I don't think this gets fixed by simply deciding to want more, the way you might decide to eat more vegetables. The messages are too old and too well-rehearsed for that. Wanting things is irresponsible. Wanting things is a luxury. Wanting things will create discomfort. Wanting things will put what you love at risk. Wanting things is for people who have overflow — for other people, not you. Those sentences don't disappear because you've achieved enough to disprove them on paper. They live somewhere underneath the achievements, mostly undisturbed, quietly running the show.

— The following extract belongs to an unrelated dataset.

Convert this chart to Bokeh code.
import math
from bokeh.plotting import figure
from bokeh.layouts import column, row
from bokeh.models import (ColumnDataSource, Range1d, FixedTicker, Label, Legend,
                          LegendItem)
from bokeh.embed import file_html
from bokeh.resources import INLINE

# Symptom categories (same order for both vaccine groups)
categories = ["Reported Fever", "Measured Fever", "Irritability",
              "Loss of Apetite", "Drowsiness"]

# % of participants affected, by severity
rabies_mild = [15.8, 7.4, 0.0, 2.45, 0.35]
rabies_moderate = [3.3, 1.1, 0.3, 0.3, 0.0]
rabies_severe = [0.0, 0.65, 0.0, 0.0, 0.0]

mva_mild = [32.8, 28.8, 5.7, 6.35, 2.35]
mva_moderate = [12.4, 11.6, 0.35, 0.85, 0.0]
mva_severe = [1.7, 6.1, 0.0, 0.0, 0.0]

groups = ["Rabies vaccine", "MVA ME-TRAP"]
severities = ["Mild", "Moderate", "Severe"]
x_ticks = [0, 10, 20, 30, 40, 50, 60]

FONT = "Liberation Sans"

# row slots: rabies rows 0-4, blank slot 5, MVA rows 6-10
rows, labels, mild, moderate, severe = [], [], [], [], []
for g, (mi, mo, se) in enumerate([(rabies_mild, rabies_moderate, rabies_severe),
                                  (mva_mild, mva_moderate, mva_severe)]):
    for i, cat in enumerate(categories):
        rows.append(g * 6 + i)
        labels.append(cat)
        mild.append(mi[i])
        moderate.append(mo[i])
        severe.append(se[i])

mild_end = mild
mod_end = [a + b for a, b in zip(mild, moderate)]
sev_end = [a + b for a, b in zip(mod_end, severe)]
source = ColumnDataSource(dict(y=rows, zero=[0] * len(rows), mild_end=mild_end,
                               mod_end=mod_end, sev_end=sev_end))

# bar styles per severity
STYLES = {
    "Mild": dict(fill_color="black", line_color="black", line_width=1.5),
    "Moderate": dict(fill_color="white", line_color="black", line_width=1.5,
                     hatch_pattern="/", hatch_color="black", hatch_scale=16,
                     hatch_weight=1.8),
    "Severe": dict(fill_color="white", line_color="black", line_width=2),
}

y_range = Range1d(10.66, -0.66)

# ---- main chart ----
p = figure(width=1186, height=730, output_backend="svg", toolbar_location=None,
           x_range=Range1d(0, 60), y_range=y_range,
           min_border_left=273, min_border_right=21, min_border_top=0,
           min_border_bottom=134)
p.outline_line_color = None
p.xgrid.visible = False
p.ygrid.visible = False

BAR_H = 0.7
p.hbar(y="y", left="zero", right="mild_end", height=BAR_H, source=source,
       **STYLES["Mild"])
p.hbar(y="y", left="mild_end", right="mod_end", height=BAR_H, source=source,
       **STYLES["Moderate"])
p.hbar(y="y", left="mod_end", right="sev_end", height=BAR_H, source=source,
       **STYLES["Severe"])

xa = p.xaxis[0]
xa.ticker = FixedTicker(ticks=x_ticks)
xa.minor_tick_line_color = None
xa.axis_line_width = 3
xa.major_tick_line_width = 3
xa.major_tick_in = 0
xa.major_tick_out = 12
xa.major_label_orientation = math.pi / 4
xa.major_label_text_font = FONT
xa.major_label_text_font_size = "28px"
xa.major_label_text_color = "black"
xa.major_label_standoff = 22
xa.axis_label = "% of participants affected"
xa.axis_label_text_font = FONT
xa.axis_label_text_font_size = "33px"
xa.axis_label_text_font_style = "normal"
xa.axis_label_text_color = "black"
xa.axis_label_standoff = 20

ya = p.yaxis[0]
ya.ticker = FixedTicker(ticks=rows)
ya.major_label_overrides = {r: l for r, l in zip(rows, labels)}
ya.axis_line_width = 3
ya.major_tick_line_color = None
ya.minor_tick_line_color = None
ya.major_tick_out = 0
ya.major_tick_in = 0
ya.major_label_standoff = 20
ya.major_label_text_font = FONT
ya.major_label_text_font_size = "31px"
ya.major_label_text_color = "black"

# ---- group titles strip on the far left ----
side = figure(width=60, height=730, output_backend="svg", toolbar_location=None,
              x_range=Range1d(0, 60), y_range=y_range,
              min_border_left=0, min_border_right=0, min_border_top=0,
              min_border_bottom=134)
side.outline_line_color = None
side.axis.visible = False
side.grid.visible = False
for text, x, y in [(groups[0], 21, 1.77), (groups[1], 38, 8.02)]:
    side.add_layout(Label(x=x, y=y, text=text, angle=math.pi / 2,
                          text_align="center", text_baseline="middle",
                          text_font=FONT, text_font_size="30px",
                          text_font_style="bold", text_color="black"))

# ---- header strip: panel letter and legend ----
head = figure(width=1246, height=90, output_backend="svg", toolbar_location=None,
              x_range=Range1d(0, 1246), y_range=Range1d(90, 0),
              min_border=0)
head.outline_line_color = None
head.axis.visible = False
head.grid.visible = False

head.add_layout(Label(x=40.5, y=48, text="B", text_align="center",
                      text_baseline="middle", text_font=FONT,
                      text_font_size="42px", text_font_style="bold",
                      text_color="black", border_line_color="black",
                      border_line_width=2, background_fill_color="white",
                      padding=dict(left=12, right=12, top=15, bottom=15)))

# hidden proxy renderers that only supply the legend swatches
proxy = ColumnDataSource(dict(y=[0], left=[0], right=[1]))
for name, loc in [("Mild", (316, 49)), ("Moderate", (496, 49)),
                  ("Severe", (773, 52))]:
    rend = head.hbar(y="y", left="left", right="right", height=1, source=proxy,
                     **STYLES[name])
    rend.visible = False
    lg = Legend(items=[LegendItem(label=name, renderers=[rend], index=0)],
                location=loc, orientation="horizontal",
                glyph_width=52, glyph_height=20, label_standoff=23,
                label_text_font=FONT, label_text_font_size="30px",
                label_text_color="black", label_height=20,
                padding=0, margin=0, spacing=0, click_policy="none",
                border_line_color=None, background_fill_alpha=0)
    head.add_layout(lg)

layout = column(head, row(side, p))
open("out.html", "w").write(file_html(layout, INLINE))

What I've found instead is that it takes a kind of deliberate practice — not unlike learning a language late in life. You have to consciously ask the question your instincts were trained to skip. If it didn't make me greedy. If it didn't cost me anything I love. If it didn't put anyone at risk — what would I let myself want? And then, the harder part: saying it out loud. Not because saying it makes it happen, but because saying it is the first proof you have that you're allowed to.

I said out loud, once, that I wanted to move abroad. I had no plan for how. I just let myself say the want before I'd earned the right to have it figured out. And once I'd said it, I started telling people — not because I had a strategy, but because saying it out loud made it real enough to act on. One of those conversations led to work in London. That work led to a three-year project that ended up financially carrying the very move I'd almost talked myself out of wanting.

I don't think that's magic. I think it's closer to this: the desires you actually have are your roadmap. Not your five-year plan. Not the goals you set because they sounded responsible. The things you want and have talked yourself out of — those are pointing somewhere. Squashing them, watering them down, refusing to be specific about them doesn't make you more responsible. It just means you stop checking the map you already have.

So I'll ask you what I keep asking myself: what do you want? Not what you're supposed to want. Not what would look reasonable if you said it out loud at dinner. The actual thing — the one that still feels a little dangerous to name.

Scarcity taught us that wanting itself was the risk. Success doesn't automatically unteach that. Only we can.